EXERCISE TASK. Output all the data exactly. Pictures do not belong in the copy.

==== DATA EXCERPT

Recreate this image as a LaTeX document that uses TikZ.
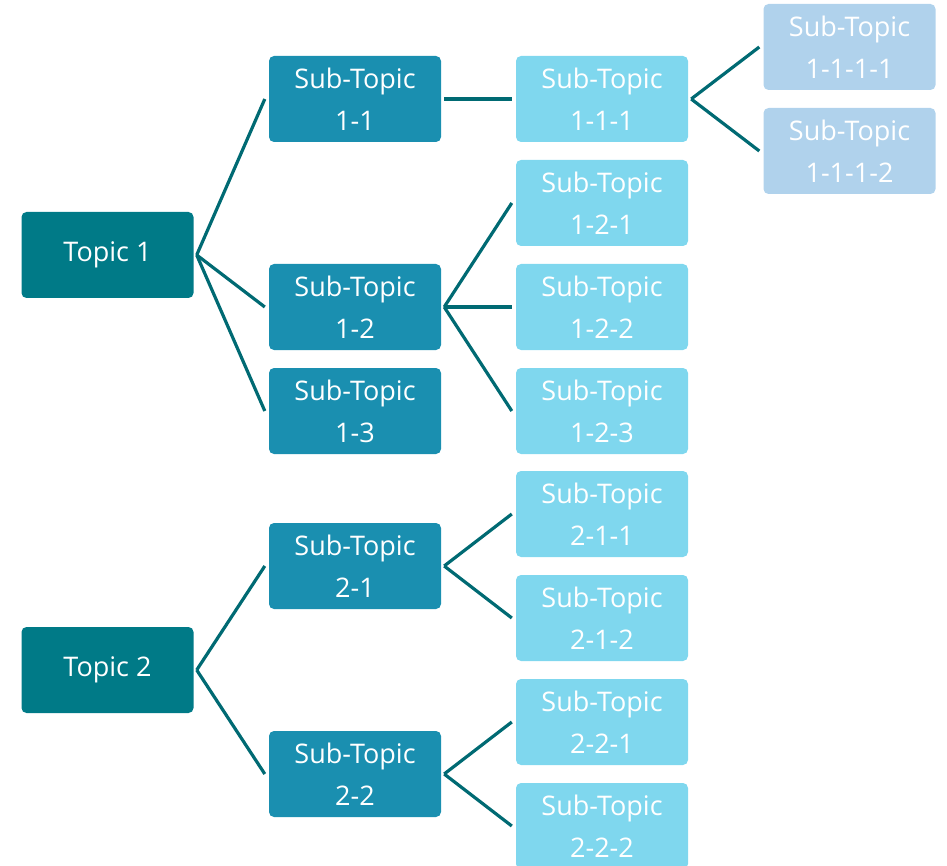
\documentclass[tikz,border=0pt]{standalone}
\usepackage{fontspec}
\setmainfont{Open Sans}
\usepackage{tikz}
\usetikzlibrary{positioning}
\definecolor{topicc}{HTML}{007A87}
\definecolor{subc}{HTML}{1A8FB0}
\definecolor{subsubc}{HTML}{7FD7EE}
\definecolor{leafc}{HTML}{B0D2EC}
\definecolor{linkc}{HTML}{006A73}
\begin{document}
\begin{tikzpicture}[
    x=1pt, y=-1pt,
    every node/.style={font=\fontsize{27}{42}\selectfont, text=white, align=center},
    box/.style={rectangle, rounded corners=5pt, minimum width=172pt, minimum height=86pt, inner sep=0pt},
    topicbox/.style={box, fill=topicc},
    subbox/.style={box, fill=subc},
    subsubbox/.style={box, fill=subsubc},
    leafbox/.style={box, fill=leafc},
    link/.style={draw=linkc, line width=3.2pt},
]
\useasboundingbox (0,0) rectangle (947,866);
\clip (0,0) rectangle (947,866);
% Topics
\node[topicbox] (t1) at (107.5,255) {Topic 1};
\node[topicbox] (t2) at (107.5,670) {Topic 2};
% Level 2
\node[subbox] (s11) at (355,99) {Sub-Topic\\1-1};
\node[subbox] (s12) at (355,307) {Sub-Topic\\1-2};
\node[subbox] (s13) at (355,411) {Sub-Topic\\1-3};
\node[subbox] (s21) at (355,566) {Sub-Topic\\2-1};
\node[subbox] (s22) at (355,774) {Sub-Topic\\2-2};
% Level 3
\node[subsubbox] (s111) at (602,99) {Sub-Topic\\1-1-1};
\node[subsubbox] (s121) at (602,203) {Sub-Topic\\1-2-1};
\node[subsubbox] (s122) at (602,307) {Sub-Topic\\1-2-2};
\node[subsubbox] (s123) at (602,411) {Sub-Topic\\1-2-3};
\node[subsubbox] (s211) at (602,514) {Sub-Topic\\2-1-1};
\node[subsubbox] (s212) at (602,618) {Sub-Topic\\2-1-2};
\node[subsubbox] (s221) at (602,722) {Sub-Topic\\2-2-1};
\node[subsubbox] (s222) at (602,826) {Sub-Topic\\2-2-2};
% Level 4
\node[leafbox] (s1111) at (849.5,47) {Sub-Topic\\1-1-1-1};
\node[leafbox] (s1112) at (849.5,151) {Sub-Topic\\1-1-1-2};
% Links
\foreach \p/\c in {t1/s11, t1/s12, t1/s13, t2/s21, t2/s22,
    s11/s111, s12/s121, s12/s122, s12/s123,
    s21/s211, s21/s212, s22/s221, s22/s222,
    s111/s1111, s111/s1112} {
    \draw[link] ([xshift=3pt]\p.east) -- ([xshift=-4pt]\c.west);
}
\end{tikzpicture}
\end{document}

========

ANSWER FOR THIS EXERCISE.
Recreate this image as a LaTeX document that uses TikZ.
\documentclass[tikz,border=0pt]{standalone}
\usepackage{fontspec}
\setmainfont{Open Sans}
\usepackage{tikz}
\usetikzlibrary{positioning}
\definecolor{topicc}{HTML}{007A87}
\definecolor{subc}{HTML}{1A8FB0}
\definecolor{subsubc}{HTML}{7FD7EE}
\definecolor{leafc}{HTML}{B0D2EC}
\definecolor{linkc}{HTML}{006A73}
\begin{document}
\begin{tikzpicture}[
    x=1pt, y=-1pt,
    every node/.style={font=\fontsize{27}{42}\selectfont, text=white, align=center},
    box/.style={rectangle, rounded corners=5pt, minimum width=172pt, minimum height=86pt, inner sep=0pt},
    topicbox/.style={box, fill=topicc},
    subbox/.style={box, fill=subc},
    subsubbox/.style={box, fill=subsubc},
    leafbox/.style={box, fill=leafc},
    link/.style={draw=linkc, line width=3.2pt},
]
\useasboundingbox (0,0) rectangle (947,866);
\clip (0,0) rectangle (947,866);
% Topics
\node[topicbox] (t1) at (107.5,255) {Topic 1};
\node[topicbox] (t2) at (107.5,670) {Topic 2};
% Level 2
\node[subbox] (s11) at (355,99) {Sub-Topic\\1-1};
\node[subbox] (s12) at (355,307) {Sub-Topic\\1-2};
\node[subbox] (s13) at (355,411) {Sub-Topic\\1-3};
\node[subbox] (s21) at (355,566) {Sub-Topic\\2-1};
\node[subbox] (s22) at (355,774) {Sub-Topic\\2-2};
% Level 3
\node[subsubbox] (s111) at (602,99) {Sub-Topic\\1-1-1};
\node[subsubbox] (s121) at (602,203) {Sub-Topic\\1-2-1};
\node[subsubbox] (s122) at (602,307) {Sub-Topic\\1-2-2};
\node[subsubbox] (s123) at (602,411) {Sub-Topic\\1-2-3};
\node[subsubbox] (s211) at (602,514) {Sub-Topic\\2-1-1};
\node[subsubbox] (s212) at (602,618) {Sub-Topic\\2-1-2};
\node[subsubbox] (s221) at (602,722) {Sub-Topic\\2-2-1};
\node[subsubbox] (s222) at (602,826) {Sub-Topic\\2-2-2};
% Level 4
\node[leafbox] (s1111) at (849.5,47) {Sub-Topic\\1-1-1-1};
\node[leafbox] (s1112) at (849.5,151) {Sub-Topic\\1-1-1-2};
% Links
\foreach \p/\c in {t1/s11, t1/s12, t1/s13, t2/s21, t2/s22,
    s11/s111, s12/s121, s12/s122, s12/s123,
    s21/s211, s21/s212, s22/s221, s22/s222,
    s111/s1111, s111/s1112} {
    \draw[link] ([xshift=3pt]\p.east) -- ([xshift=-4pt]\c.west);
}
\end{tikzpicture}
\end{document}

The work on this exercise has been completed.